#' @title Estimate habitat space using multiple constraining variables
#' @description The function estimates a multivariate habitat space for a species. The results of this function can be used in further plotting and suitable habitat estimation functions in the package.
#' @param data data.frame containing the data for habitat space estimation. Required except when all limits are set orthogonal.
#' @param cvars A named list defining the constraining variables for the habitat space. Each name refers to a variable name in \code{data} unless orthogonal limits are desired. In this case, the name refers to the variable name and the element must be a numeric vector of length two defining the minimum and maximum tolerance, respectively. If this is not the case, the variables are assumed simultaneously limiting and acquired from \code{data}. The variables will be plotted in the order given here with the first variable being understood as the x-axis, the second as the y-axis, the third as the z-axis, and so on. At the moment up to three list elements are allowed. This limit may be increased in future releases.
#' @param log.transform A logical vector with the same length than \code{cvars} indicating whether the variables should be 10-based logarithm transformed before habitat space estimation.
#' @param rvar a character argument specifying the column name for the response variable if not the same as the constraining variables (\code{cvars}). Set to \code{NULL} (default) to use the density of constraining variables as a response variable (i.e. presence-only data).

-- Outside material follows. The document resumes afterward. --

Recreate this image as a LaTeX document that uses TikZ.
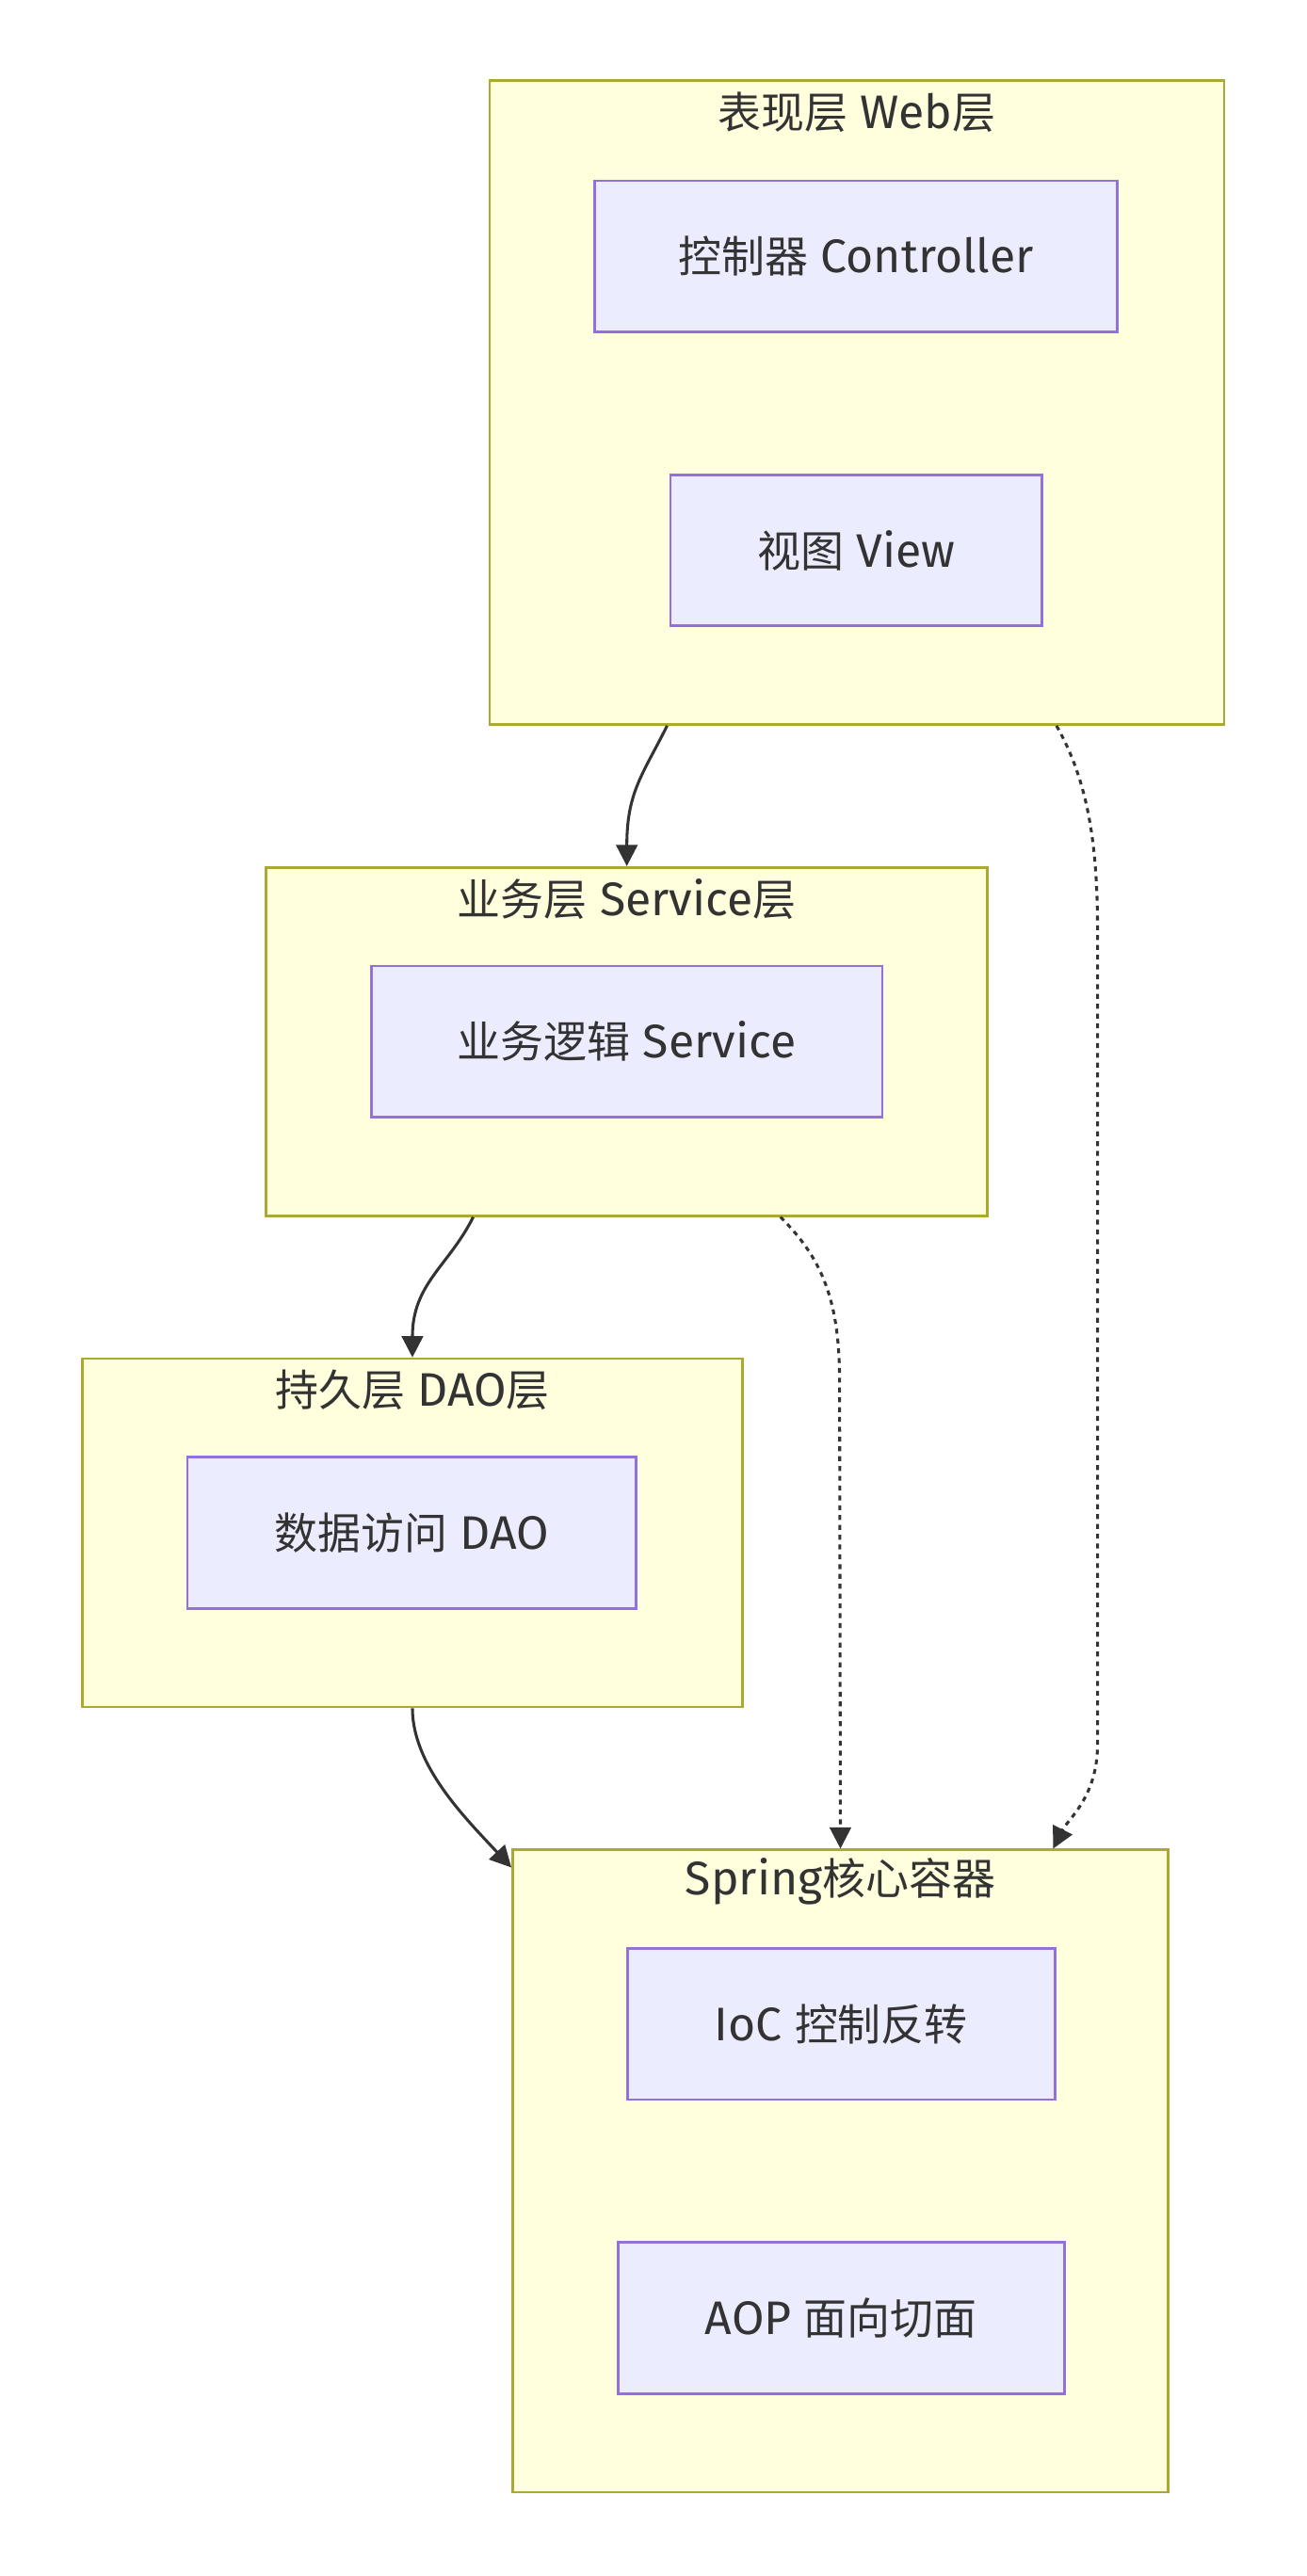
\documentclass[tikz,border=0pt]{standalone}
\usepackage{fontspec}
\setmainfont{Fira Sans}
\newfontfamily\cjk{Noto Sans CJK SC}[Scale=0.92]
\usetikzlibrary{arrows.meta}
\definecolor{clusterfill}{HTML}{FFFFDE}
\definecolor{clusterline}{HTML}{AAAA33}
\definecolor{nodefill}{HTML}{ECECFF}
\definecolor{nodeline}{HTML}{9370DB}
\definecolor{textgray}{HTML}{333333}
\definecolor{edgegray}{HTML}{333333}
\begin{document}
\begin{tikzpicture}[
        x=0.02cm,
        y=-0.02cm,
        font=\fontsize{16.3}{19}\selectfont,
        text=textgray,
        layer/.style={
            rectangle,
            draw=clusterline,
            fill=clusterfill,
            line width=0.9pt,
            inner sep=0pt
        },
        comp/.style={
            rectangle,
            draw=nodeline,
            fill=nodefill,
            line width=0.9pt,
            minimum height=1.84cm,
            inner sep=0pt
        },
        title/.style={
            anchor=center,
            inner sep=0pt
        },
        flow/.style={
            -{Triangle[length=0.26cm,width=0.26cm]},
            line width=1pt,
            draw=edgegray
        },
        dep/.style={
            flow,
            dash pattern=on 1.7pt off 1.7pt
        }
    ]

        \path[use as bounding box, fill=white] (0,0) rectangle (795,1568);

        % layers
        \node[layer, minimum width=8.94cm, minimum height=7.84cm] (web) at (521.5,245) {};
        \node[layer, minimum width=8.78cm, minimum height=4.24cm] (svc) at (381.5,634) {};
        \node[layer, minimum width=8.04cm, minimum height=4.24cm] (dao) at (251,933) {};
        \node[layer, minimum width=7.98cm, minimum height=7.82cm] (spring) at (511.5,1321.5) {};

        \node[title] (webtitle) at ([yshift=-0.4cm]web.north) {{\cjk 表现层} Web{\cjk 层}};
        \node[title] (svctitle) at ([yshift=-0.4cm]svc.north) {{\cjk 业务层} Service{\cjk 层}};
        \node[title] (daotitle) at ([yshift=-0.4cm]dao.north) {{\cjk 持久层} DAO{\cjk 层}};
        \node[title] (springtitle) at ([yshift=-0.4cm]spring.north) {Spring{\cjk 核心容器}};

        % components
        \node[comp, minimum width=6.36cm] (ctrl) at (521,156) {{\cjk 控制器} Controller};
        \node[comp, minimum width=4.52cm] (view) at (521,335) {{\cjk 视图} View};
        \node[comp, minimum width=6.22cm] (logic) at (381.5,634) {{\cjk 业务逻辑} Service};
        \node[comp, minimum width=5.46cm] (dataacc) at (250.5,933) {{\cjk 数据访问} DAO};
        \node[comp, minimum width=5.2cm] (ioc) at (512,1232) {IoC {\cjk 控制反转}};
        \node[comp, minimum width=5.44cm] (aop) at (512,1411) {AOP {\cjk 面向切面}};

        % edge ends
        \coordinate (webL) at ([xshift=-2.31cm]web.south);
        \coordinate (webR) at ([xshift=2.43cm]web.south);
        \coordinate (svcL) at ([xshift=-1.87cm]svc.south);
        \coordinate (svcR) at ([xshift=1.87cm]svc.south);
        \coordinate (springNE) at ([xshift=2.59cm]spring.north);
        \coordinate (springNW) at ([yshift=-0.23cm]spring.north west);

        \draw[flow] (webL) .. controls +(-15,30) and +(0,-45) .. (svc.north);
        \draw[flow] (svcL) .. controls +(-15,30) and +(0,-45) .. (dao.north);
        \draw[flow] (dao.south) .. controls +(0,35) and +(-28,-30) .. (springNW);
        \draw[dep] (webR) .. controls +(20,35) and +(0,-50) .. ++(25,125) -- ++(0,495) .. controls +(0,32) and +(9,-18) .. (springNE);
        \draw[dep] (svcR) .. controls +(25,25) and +(0,-50) .. ++(36,100) -- (spring.north);

    \end{tikzpicture}
\end{document}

#' @param grid.size a numeric vector equally long as the number of simultaneously constraining variables (dimensions; \code{cvars}) defining the grid.size for binning which is required to estimate habitat spaces.
#' @param grid.limits a list of numeric vectors, each of length two defining the minimum and maximum limit for constraining variables (\code{cvars}). The list should be the same length length than the number of simultaneously constraining variables. Set to \code{NULL} to automatically estimate the limits.
#' @param method a character argument specifying the method for probability estimation for the habitat space. Currently implemented methods:
#' \itemize{
#' \item \code{"kde.binary"} Multivariate kernel density estimation using a binary probability level to define suitable and not-suitable habitat in the multivariate space. The \code{non.suitable.level} argument sets the probability level.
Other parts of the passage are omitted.